The British Foreign Office did not respond to a call for confirmation of Sacoolas’ status and whether it should be waived. But the U.S. State Department was quite clear on the matter. “Any questions regarding a waiver of immunity with regard to our diplomats and their family members overseas in a case like this receive intense attention at senior levels and are considered carefully given the global impact such decisions carry,” it said in a statement, adding, “immunity is rarely waived.”
Dunn’s mother, Charlotte Charles, was only told last week that Sacoolas had left Britain. She is now pleading that Sacoolas return to the U.K. to meet with her of her own accord. She isn’t even asking that the supposed spy’s wife be punished for accidentally killing her son.
“We just don’t understand from one human to another, one mom to another, how you could just get on a plane and leave behind the devastation she has without even speaking to us, without an apology of any kind?” Charles told Sky TV on Tuesday. “We’re not a horrible family, we’re a usual U.K. family that just need to put a face to—what we have now is a name… without knowing who this person is properly we can’t begin to try and start our grieving process.”
The case has rattled the United Kingdom and of course has had a huge impact on the small community where the death took place and where the locals all refer to RAF Croughton as the “spy base.” They are used to mingling with families stationed inside. In fact, the Sacoolas children had just started attending a nearby private school called Winchester House, where Dunn’s father works as head of maintenance.

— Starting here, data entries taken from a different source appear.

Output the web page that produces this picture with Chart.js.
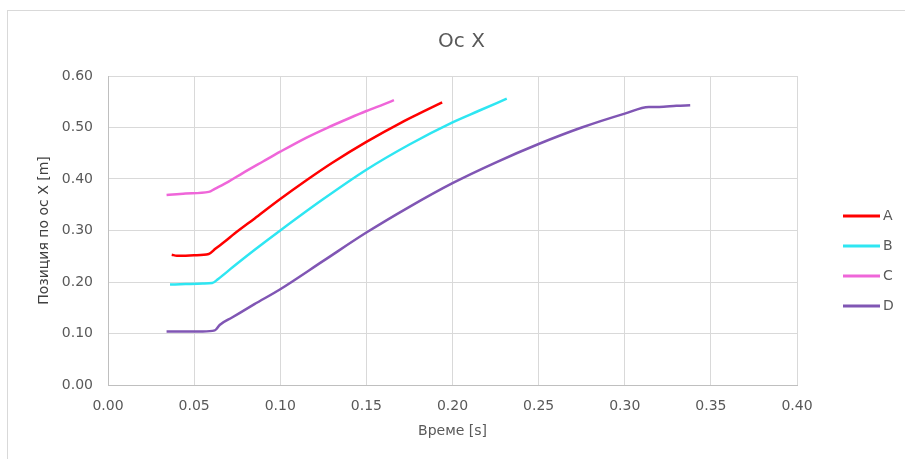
<!DOCTYPE html>
<html lang="bg">
  <head>
    <meta charset="UTF-8" />
    <title>Ос X</title>
    <script src="https://cdn.jsdelivr.net/npm/chart.js"></script>
    <style>
      html, body { margin: 0; padding: 0; background: #fff; }
      #wrap { position: relative; width: 905px; height: 459px; overflow: hidden; }
      #frame { position: absolute; left: 7px; top: 10px; width: 1000px; height: 1000px; border: 1px solid #d9d9d9; }
      canvas { position: absolute; left: 0; top: 0; }
    </style>
  </head>
  <body>
    <div id="wrap">
      <div id="frame"></div>
      <canvas id="chart" width="905" height="459"></canvas>
    </div>

    <script>
      const seriesNames = ['A', 'B', 'C', 'D'];
      const seriesColors = ['#ff0000', '#2ee6f2', '#ef66d9', '#8056b4'];

      const xA = [0.037, 0.040, 0.050, 0.0585, 0.0625, 0.068, 0.0735, 0.085, 0.100, 0.115, 0.130, 0.150, 0.170, 0.185, 0.194];
      const yA = [0.253, 0.251, 0.252, 0.2545, 0.265, 0.279, 0.294, 0.323, 0.361, 0.397, 0.431, 0.472, 0.509, 0.534, 0.549];

      const xB = [0.036, 0.045, 0.055, 0.0605, 0.064, 0.0725, 0.085, 0.100, 0.125, 0.150, 0.175, 0.200, 0.215, 0.2315];
      const yB = [0.195, 0.196, 0.197, 0.198, 0.206, 0.229, 0.262, 0.300, 0.361, 0.418, 0.467, 0.510, 0.532, 0.556];

      const xC = [0.034, 0.045, 0.0585, 0.062, 0.070, 0.078, 0.090, 0.100, 0.115, 0.127, 0.140, 0.150, 0.160, 0.166];
      const yC = [0.369, 0.372, 0.375, 0.381, 0.395, 0.411, 0.434, 0.453, 0.480, 0.499, 0.518, 0.532, 0.545, 0.553];

      const xD = [0.034, 0.045, 0.055, 0.062, 0.065, 0.072, 0.085, 0.100, 0.125, 0.150, 0.175, 0.200, 0.225, 0.250, 0.275, 0.300, 0.314, 0.320, 0.330, 0.338];
      const yD = [0.104, 0.104, 0.104, 0.106, 0.117, 0.131, 0.157, 0.186, 0.241, 0.296, 0.346, 0.392, 0.432, 0.468, 0.500, 0.527, 0.540, 0.540, 0.542, 0.543];

      const xTicks = [0.0, 0.05, 0.10, 0.15, 0.20, 0.25, 0.30, 0.35, 0.40];
      const yTicks = [0.0, 0.10, 0.20, 0.30, 0.40, 0.50, 0.60];

      const xs = [xA, xB, xC, xD];
      const ys = [yA, yB, yC, yD];

      const textColor = '#595959';
      const fontFamily = "'DejaVu Sans', sans-serif";

      // legend drawn at the right, like the original
      const sideLegend = {
        id: 'sideLegend',
        afterDraw(chart) {
          const ctx = chart.ctx;
          ctx.save();
          ctx.font = '14px ' + fontFamily;
          ctx.textBaseline = 'middle';
          chart.data.datasets.forEach((ds, i) => {
            const y = 216 + i * 30;
            ctx.strokeStyle = ds.borderColor;
            ctx.lineWidth = 3;
            ctx.beginPath();
            ctx.moveTo(843, y);
            ctx.lineTo(880, y);
            ctx.stroke();
            ctx.fillStyle = textColor;
            ctx.fillText(ds.label, 883, y);
          });
          ctx.restore();
        },
      };

      const datasets = seriesNames.map((name, i) => ({
        label: name,
        data: xs[i].map((x, j) => ({ x: x, y: ys[i][j] })),
        showLine: true,
        borderColor: seriesColors[i],
        backgroundColor: seriesColors[i],
        borderWidth: 2.5,
        pointRadius: 0,
        cubicInterpolationMode: 'monotone',
        fill: false,
      }));

      new Chart(document.getElementById('chart'), {
        type: 'scatter',
        data: { datasets },
        plugins: [sideLegend],
        options: {
          responsive: false,
          animation: false,
          layout: { padding: { left: 18, right: 0, top: 10, bottom: 10 } },
          plugins: {
            legend: { display: false },
            tooltip: { enabled: false },
            title: {
              display: true,
              text: 'Ос X',
              color: textColor,
              font: { family: fontFamily, size: 20, weight: 'normal' },
              padding: { top: 20, bottom: 22 },
            },
          },
          scales: {
            x: {
              type: 'linear',
              min: 0,
              max: 0.4,
              afterBuildTicks: (scale) => { scale.ticks = xTicks.map((v) => ({ value: v })); },
              afterFit: (scale) => { scale.height = 64; },
              ticks: {
                color: textColor,
                padding: 13,
                font: { family: fontFamily, size: 14 },
                callback: (v) => Number(v).toFixed(2),
              },
              grid: { color: '#d9d9d9', drawTicks: false },
              border: { color: '#bfbfbf' },
              title: {
                display: true,
                text: 'Време [s]',
                color: textColor,
                font: { family: fontFamily, size: 14 },
                padding: { top: 9, bottom: 9 },
              },
            },
            y: {
              type: 'linear',
              min: 0,
              max: 0.6,
              afterBuildTicks: (scale) => { scale.ticks = yTicks.map((v) => ({ value: v })); },
              afterFit: (scale) => { scale.width = 90; },
              ticks: {
                color: textColor,
                padding: 15,
                font: { family: fontFamily, size: 14 },
                callback: (v) => Number(v).toFixed(2),
              },
              grid: { color: '#d9d9d9', drawTicks: false },
              border: { color: '#bfbfbf' },
              title: {
                display: true,
                text: 'Позиция по ос X [m]',
                color: '#404040',
                font: { family: fontFamily, size: 14 },
                padding: { top: 18, bottom: 4 },
              },
            },
            // empty right-hand axis that keeps room for the legend
            side: {
              position: 'right',
              display: true,
              ticks: { display: false },
              grid: { display: false },
              border: { display: false },
              afterFit: (scale) => { scale.width = 108; },
            },
          },
        },
      });
    </script>
  </body>
</html>
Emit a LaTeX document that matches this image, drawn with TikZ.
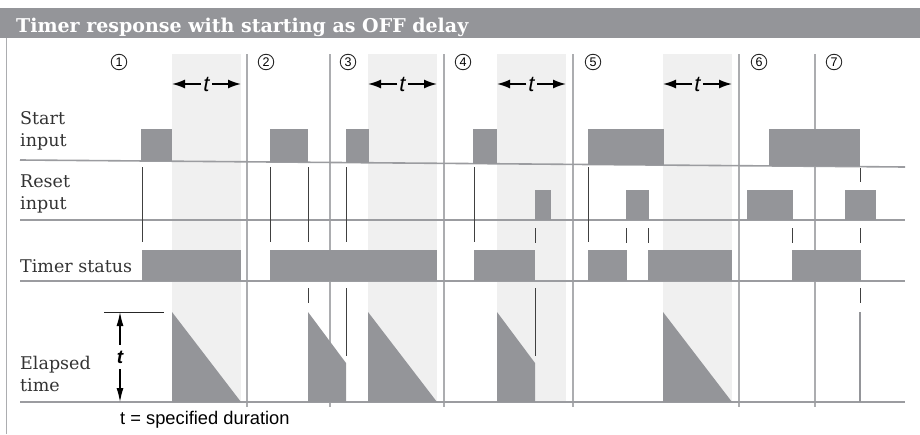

British Prime Minister Boris Johnson is also involved, promising to take the matter up with President Donald Trump if the American diplomatic process won’t compel Sacoolas to return.
“I do not think that it can be right to use the process of diplomatic immunity for this type of purpose,” Johnson told reporters Monday. “I hope that Anne Sacoolas will come back and will engage properly with the processes of law as they are carried out in this country... If we can’t resolve it then of course I will be raising it myself personally with the White House.”
For the record, Sacoolas and her husband are both registered Republicans. If she does come back, it will likely be of her own free will. It is highly unlikely the American government would force her to return.
Normally, diplomatic immunity is granted only to those working out of the embassy in London under the 1961 Vienna Convention, which is meant to protect families of those working for foreign governments from politically motivated prosecution.
But in 1994, a special arrangement was reached to extend it to those at RAF Croughton, which is a “listening” post that handles a third of the U.S. intelligence surveillance in the region. Britain’s Independent newspaper reported in 2013, based on documents supplied by whistleblower Edward Snowden, that Croughton is one of two centers for “tech support activity” run by the Special Collection Service (SCS)—a joint CIA/NSA unit that operates a network of about 100 listening posts. Among its reported accomplishments: tapping into the cellphone of German Chancellor Angela Merkel.
That neither Trump nor his State Department have seen fit to waive Sacoolas’ immunity has not stopped Dunn’s family from campaigning for Sacoolas to do the right thing. The family has set up a GoFundMe page to raise money to fight for justice for their son, even if that means traveling to the U.S. to petition Trump in Washington or even to find Sacoolas in person.
“This funding page is being set up to help the family and his twin brother Niall through these traumatic times,” the campaign note says. “And to build up a fund as the family embark on a campaign to search for Justice for Harry as the legal process unfolds.” They have also set up Twitter, Instagram, and Facebook pages under the #justice4harry hashtag where they post articles and information from the family.
In one message, the family thank well-wishers for showing the respect for Harry they would like from Sacoolas. “His love for his family and friends outshone everything and made him the caring and loving young man he was,” they write. “It’s not until now, with all the messages we have received, that we have come to realize how many people’s lives he has touched.”
RAF Croughton would not comment on the matter, but the Dunn family spokesman, Radd Seiger, whose own son was Harry Dunn’s best friend, told The Daily Beast that the family will not stop fighting for justice until Sacoolas is back in the U.K..
“President Trump, please listen,” Dunn’s mother said in her interview with Sky TV. “We’re a family in ruin. We’re broken. We can’t grieve. Please, please, let her get back on a plane, come back to the U.K. We could understand how she’s feeling, but more importantly, she needs to face justice, see what she’s done.”